Si le troisième épisode de "The Last of Us" émeut et subjugue autant, c’est qu’il prend le parti de désamorcer la tautologie du fatalisme si chère à "Walking Dead". Bien sûr, l’horreur se trouve partout dans "The Last of Us", au détour d’un couloir – en témoigne avec maestria l’amorce presque ontologique du troisième épisode – ou auprès d’un badaud. En proie à un cataclysme mondial, le genre humain n’en finit plus de disparaître, balayé à la fois par une pandémie foudroyante et par l’hostilité paranoïaque qui hante désormais tout un chacun. Et pourtant, persiste au mépris de la noirceur et de la panique chronique la possibilité d’un amour ou d’une tendresse. La rencontre déterminante entre Bill et Frank (géniaux Nick Offerman et Murray Bartlett) – en miroir de l’affection possible entre Joel et Ellie – l’atteste avec une intelligence renversante. Alors que le scénario fait mine de retracer la trajectoire des personnes anéanties iniquement par le gouvernement autoritaire de transition, il bifurque aux côtés d’un protagoniste a priori peu séduisant : Bill, survivaliste jusqu’au-boutiste. Sauf que ce dernier, rejoint par un sinistré du nom de Frank, se révèle finalement doux, empathique, profond et d’une extrême sensibilité – là réside tout le génie du titre « Long Long Time » de Linda Ronstadt qui unit les personnages. Pour vivre leur amour, les deux hommes devront toutefois construire des barrières et se défendre. Parce que le malheur n’est jamais loin.

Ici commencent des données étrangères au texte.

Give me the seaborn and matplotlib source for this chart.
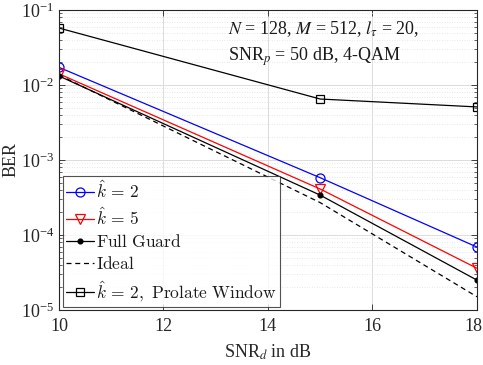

En plus de dessiner une romance déchirante entre deux hommes comme peu de films ont dernièrement su le faire, le sous-texte politique de ce troisième épisode de "The Last of Us" dépasse les stéréotypes. Le temps de deux décennies ramassées en à peine une heure, l’Amérique devient terre des possibles par-delà les pires écueils. Elle n’est alors plus seulement cet espace terrassé par les dissensions politiques, gangréné par les préjugés racistes et par les polarisations de toutes sortes. Et même si ces spectres-là guettent indiscutablement, les individus – tout au moins quelques-uns – apparaissent dépeints comme des êtres capables, avec persévérance, de vivre en harmonie en dépassant leurs différences. Sans nul doute, l’angoisse menace toujours et la tension demeure tapie hors-champ. Mais par ces pauses contemplatives laissant pratiquement à distance le désespoir et la mort, "The Last of Us" dit quelque chose du paradoxe de notre monde contemporain. L’occasion aussi d’esquisser des personnages d’une épaisseur et d’une multiplicité extraordinairement rares – pas si loin en un sens de la vivacité bouleversante d’une série comme "The Leftovers" (Damon Lindelof, Tom Perrotta, 2014-2017).
Sans briller par son symbolisme ou sa singularité – là n’est pas son enjeu –, la mise en scène très influencée par les brillantes cinématiques du jeu vidéo "The Last of Us" se montre très solide – le final de l’épisode 3 est splendide. Les rôles-titres Joel et Ellie incarnés par Pedro Pascal et Bella Ramsey sont quant à eux remarquables – mention spéciale pour Ramsey qui, malgré l’absence de ressemblance physique avec le personnage du jeu, campe une Ellie plus vraie que nature (intonations de voix, postures, réparties). Le scénario, Naughty Dog oblige, est saisissant et poignant. Quant à la musique du compositeur argentin Gustavo Santaolalla, elle reste à l’image des partitions qu’il a déjà composées pour le jeu original : lumineuses. De fait, Druckmann et Mazin réalisent un coup double : composer un thriller d’aventure aussi passionnant qu’angoissant et ambigu, tout en offrant au jeu vidéo – chose rarissime – une adaptation aussi terriblement riche que lucide.
Influencé notamment par le roman "La Route" de Cormac McCarthy (adapté par John Hillcoat en 2009) et tirée d’un jeu vidéo culte, la série "The Last of Us" est disponible sur Prime.